When performing pairwise directional test, the mixed directional false discover rate (mdFDR) is taken into account. The mdFDR
is the combination of false discovery rate due to multiple testing, multiple pairwise comparisons, and directional tests within
each pairwise comparison. The mdFDR is adopted from (Guo, Sarkar, and Peddada 2010 [12]; Grandhi, Guo, and Peddada 2016 [13]). For more detail
explanation and additional features of ANCOM-BC2 please see author's documentation.
References:
Lin H, Peddada SD. Analysis of compositions of microbiomes with bias correction.
Nat Commun. 2020 Jul 14;11(1):3514. doi: 10.1038/s41467-020-17041-7.
PMID: 32665548; PMCID: PMC7360769.
Guo W, Sarkar SK, Peddada SD. Controlling false discoveries in multidimensional directional decisions, with applications to gene expression data on ordered categories. Biometrics. 2010 Jun;66(2):485-92. doi: 10.1111/j.1541-0420.2009.01292.x. Epub 2009 Jul 23. PMID: 19645703; PMCID: PMC2895927.
Grandhi A, Guo W, Peddada SD. A multiple testing procedure for multi-dimensional pairwise comparisons with application to gene expression studies. BMC Bioinformatics. 2016 Feb 25;17:104. doi: 10.1186/s12859-016-0937-5. PMID: 26917217; PMCID: PMC4768411.
LEfSe (Linear Discriminant Analysis Effect Size) is an alternative method to find "organisms, genes, or
pathways that consistently explain the differences between two or more microbial communities" (Segata et al., 2011) [14].
Specifically, LEfSe uses rank-based Kruskal-Wallis (KW) sum-rank test to detect features with significant
differential (relative) abundance with respect to the class of interest. Since it is rank-based, instead of proportional based,
the differential species identified among the comparison groups is less biased (than percent abundance based).
Reference:
Segata N, Izard J, Waldron L, Gevers D, Miropolsky L, Garrett WS, Huttenhower C. Metagenomic biomarker discovery and explanation. Genome Biol. 2011 Jun 24;12(6):R60. doi: 10.1186/gb-2011-12-6-r60. PMID: 21702898; PMCID: PMC3218848.
To analyze the co-occurrence or co-exclusion between microbial species among different samples, network correlation
analysis tools are usually used for this purpose. However, microbiome count data are compositional. If count data are normalized to the total number of counts in the
sample, the data become not independent and traditional statistical metrics (e.g., correlation) for the detection
of specie-species relationships can lead to spurious results. In addition, sequencing-based studies typically
measure hundreds of OTUs (species) on few samples; thus, inference of OTU-OTU association networks is severely
under-powered. Here we use SPIEC-EASI (SParse InversECovariance Estimation
for Ecological Association Inference), a statistical method for the inference of microbial
ecological networks from amplicon sequencing datasets that addresses both of these issues (Kurtz et al., 2015) [15].
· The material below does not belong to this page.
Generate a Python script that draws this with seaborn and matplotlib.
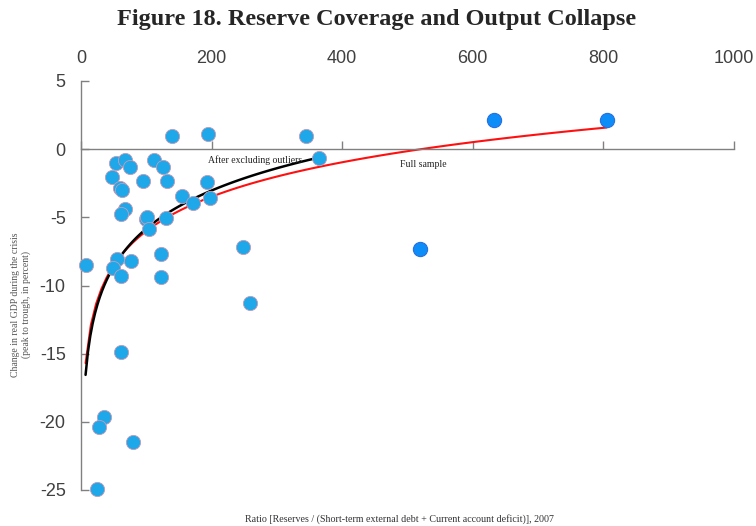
import numpy as np
import pandas as pd
import matplotlib
matplotlib.use("Agg")
import matplotlib.pyplot as plt
import seaborn as sns

# ---- data ----
ratio = [139, 194, 344, 365, 53, 68, 75, 112, 125, 47, 95, 132, 193, 59, 63,
         155, 172, 197, 67, 62, 99, 101, 130, 104, 248, 123, 55, 76, 7, 49,
         61, 122, 259, 61, 35, 28, 80, 24,
         632, 805, 519]
gdp_change = [0.97, 1.12, 1.0, -0.66, -1.02, -0.83, -1.29, -0.76, -1.29, -2.02,
              -2.3, -2.37, -2.41, -2.83, -3.0, -3.47, -3.95, -3.56, -4.39, -4.75,
              -5.1, -5.0, -5.02, -5.83, -7.17, -7.66, -8.07, -8.17, -8.53, -8.7,
              -9.29, -9.36, -11.29, -14.87, -19.63, -20.41, -21.48, -24.94,
              2.17, 2.17, -7.29]
group = ["core"] * 38 + ["outlier"] * 3

x_ticks = [0, 200, 400, 600, 800, 1000]
y_ticks = [5, 0, -5, -10, -15, -20, -25]

df = pd.DataFrame({"ratio": ratio, "gdp": gdp_change, "group": group})
core = df[df["group"] == "core"]

sns.set_style("white")
plt.rcParams["font.family"] = ["Liberation Sans", "DejaVu Sans"]
plt.rcParams["axes.unicode_minus"] = False

fig = plt.figure(figsize=(7.56, 5.26), dpi=100)
ax = fig.add_axes([81 / 756, 1 - 490 / 526, (734 - 81) / 756, (490 - 81) / 526])

# trend lines (log fits)
sns.regplot(data=df, x="ratio", y="gdp", logx=True, ci=None, scatter=False,
            ax=ax, line_kws=dict(color="#ff1010", lw=1.5, zorder=2))
sns.regplot(data=core, x="ratio", y="gdp", logx=True, ci=None, scatter=False,
            ax=ax, line_kws=dict(color="black", lw=1.8, zorder=3))

sns.scatterplot(data=df[df["group"] == "core"], x="ratio", y="gdp", ax=ax,
                s=105, color="#1ea7e9", edgecolor="#c79bb5", linewidth=0.6,
                zorder=4, legend=False, clip_on=False)
sns.scatterplot(data=df[df["group"] == "outlier"], x="ratio", y="gdp", ax=ax,
                s=105, color="#0d8df7", edgecolor="#2a6fe0", linewidth=0.8,
                zorder=4, legend=False, clip_on=False)

ax.set_xlim(0, 1000)
ax.set_ylim(-25, 5)
ax.set_xticks(x_ticks)
ax.set_yticks(y_ticks)
ax.set_xlabel("")
ax.set_ylabel("")

for s in ["top", "right"]:
    ax.spines[s].set_visible(False)
ax.spines["bottom"].set_position(("data", 0))
ax.spines["bottom"].set_color("#808080")
ax.spines["left"].set_color("#808080")
ax.spines["bottom"].set_linewidth(1.0)
ax.spines["left"].set_linewidth(1.0)

ax.tick_params(axis="x", which="both", bottom=True, top=False,
               labelbottom=False, labeltop=True, direction="in",
               length=6, width=1, color="#808080",
               labelsize=13, labelcolor="#404040", pad=10)
ax.tick_params(axis="y", which="both", left=True, direction="in",
               length=6, width=1, color="#808080",
               labelsize=13, labelcolor="#404040", pad=11)

ax.text(194, -0.8, "After excluding outliers", ha="left", va="center",
        fontsize=7, family="Liberation Serif", color="#222222")
ax.text(488, -1.1, "Full sample", ha="left", va="center",
        fontsize=7, family="Liberation Serif", color="#222222")

fig.text(377 / 756, 1 - 19 / 526, "Figure 18. Reserve Coverage and Output Collapse",
         ha="center", va="center", fontsize=17.5, fontweight="bold",
         family="Liberation Serif")
fig.text(399 / 756, 1 - 519 / 526,
         "Ratio [Reserves / (Short-term external debt + Current account deficit)], 2007",
         ha="center", va="center", fontsize=7.2, family="Liberation Serif",
         color="#333333")
fig.text(21 / 756, 1 - 305 / 526,
         "Change in real GDP during the crisis\n(peak to trough, in percent)",
         ha="center", va="center", rotation=90, fontsize=7,
         family="Liberation Serif", color="#555555", linespacing=1.15)

fig.savefig("out.png", dpi=100)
SPIEC-EASI combines data transformations developed for compositional data analysis with a graphical model
inference framework that assumes the underlying ecological association network is sparse. SPIEC-EASI provides
two algorithms for network inferencing – 1) Meinshausen-Bühlmann's neighborhood selection (MB method) and inverse covariance selection
(GLASSO method, i.e., graphical least absolute shrinkage and selection operator). This is fundamentally distinct from SparCC, which essentially estimate pairwise correlations. In addition
to these two methods, we provide the results of a third method - SparCC (Sparse Correlations for Compositional Data)(Friedman & Alm 2012)[16], which
is also a method for inferring correlations from compositional data. SparCC estimates the linear Pearson correlations between
the log-transformed components.
References:
Kurtz ZD, Müller CL, Miraldi ER, Littman DR, Blaser MJ, Bonneau RA. Sparse and compositionally robust inference of microbial ecological networks. PLoS Comput Biol. 2015 May 7;11(5):e1004226. doi: 10.1371/journal.pcbi.1004226. PMID: 25950956; PMCID: PMC4423992.
The results of this analysis are for research purpose only. They are not intended to diagnose, treat, cure, or prevent any disease. Forsyth and FOMC
are not responsible for use of information provided in this report outside the research area.